Curtis J. Milhaupt

William F. Baxter-Visa International Professor of Law, Stanford Law School

Curtis J. Milhaupt is an internationally recognized expert on comparative corporate governance, the legal systems of East Asia (particularly Japanese law), and state capitalism. In addition to numerous scholarly articles, he has co-authored or edited seven books, including Regulating the Visible Hand? The Institutional Implications of Chinese State Capitalism (Oxford, 2016), Law and Capitalism: What Corporate Crises Reveal about Legal Systems and Economic Development Around the World (Chicago, 2008) and Transforming Corporate Governance in East Asia (Routledge, 2008). His research has been profiled in The Economist, the Financial Times, and the Wall Street Journal and has been widely translated. He is a Research Associate of the European Corporate Governance Institute and an elected member of the American Law Institute.

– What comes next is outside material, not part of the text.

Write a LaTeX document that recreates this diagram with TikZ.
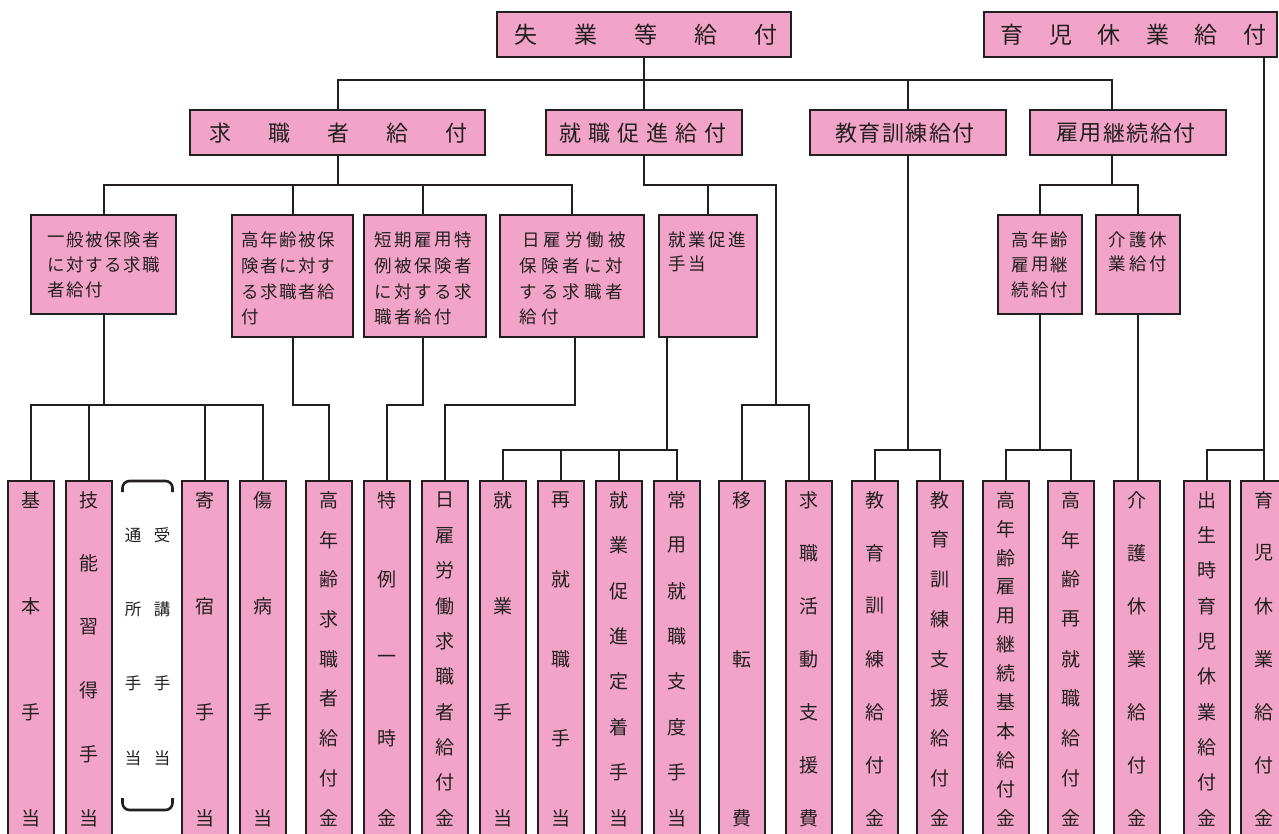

Prior to his Stanford appointment in 2018, Prof. Milhaupt held chaired professorships in comparative corporate law and Japanese law at Columbia Law School, where he served on the faculty for nearly two decades.

Professor Milhaupt has held numerous visiting appointments at universities around the world and is the recipient of two teaching awards. He has been affiliated with think tanks such as the Bank of Japan’s Institute for Monetary and Economic Studies and has been a member of several international project teams focused on major policy issues in Asia, including one charged with designing an “institutional blueprint” for a unified Korean peninsula. He served as an expert witness in a high-profile investor-state arbitration and in complex federal litigation cases involving the activities of foreign state-owned enterprises in the United States.

Prior to entering academia, Professor Milhaupt practiced corporate law in New York and Tokyo with a major law firm. He holds a J.D. from Columbia Law School, where he served on the Columbia Law Review, and a B.A. with High Honors from the University of Notre Dame.  He also conducted graduate studies in both law and international relations at the University of Tokyo on fellowships under the auspices of the Japanese Ministry of Education, the Social Science Research Council, and the Japan Foundation.